Judges 21 is the end of a sequence of events that seems truly bizarre to our modern eyes. Take a moment to change your mindset to that of an Israelite in the promised land. One of twelve tribes brought to the land by God and meant to be a holy nation. An example to those around of a Godly people. A people who care for each other and act with justice.
The tribe of Bejamin have have been held to account for the brutal murder of a woman. The other tribes of Israel sought to bring justice against Benjamin in battle. But now the other tribes are faced with a stark reality in the aftermath of that battle. The tribe of Benjamin may cease to exist.
In an act of love and concern for their brother Benjamites they seek to find wives for them. This is a noble thing and shows how deeply rooted the value of the twelve tribes had amongst the people.
However, they have constrained themselves from giving wives to the Benjamiites by an oath. The strange events that follow as they hatch their cunning plan is of their own making. We are seeing something described, not prescribed as they go on their wife snatching hunt.
Just like the vow of Jephthah in Judges 11:29-49, it is a rash vow that has tied their hands and brought them to this questionable solution.
But God does not value their legalistic adherence to their vows, or to any laws:
I get no pleasure from the blood of bulls and lambs and goats.
When you come to worship me, who asked you to parade through my courts with all your ceremony?
Stop bringing me your meaningless gifts; the incense of your offerings disgusts me
Imagine the impact on their own hearts and their nation if they instead humbled themselves and admitted their foolishness before God.

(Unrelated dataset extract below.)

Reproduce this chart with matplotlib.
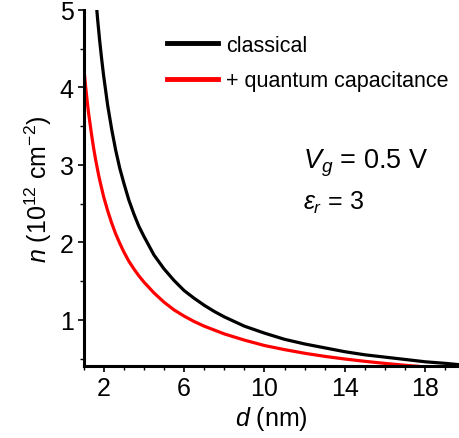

God’s desire for their hearts is beautifully summarised by Micah:
He has shown you, O mortal, what is good.
And what does the Lord require of you?
To act justly and to love mercy
and to walk humbly with your God
In Philippians, Paul urges the church to beware those who would bind them up in laws rather than keeping their confidence in Christ Jesus. Paul feigns boasting about such things, as he points out he was a “Hebrew of Hebrews”. Yet his wonderful words show where he now places his value:
But whatever were gains to me I now consider loss for the sake of Christ.
He does not consider his lineage, his upbringing, his training or his religious zeal anything to be counted. He only counts one kind of righteousness to be of any value:
that which is through faith in Christ – the righteousness that comes from God on the basis of faith.
May we only ever lean on the righteousness that comes from God as we seek to act justly, love mercy and above all walk humbly with our God.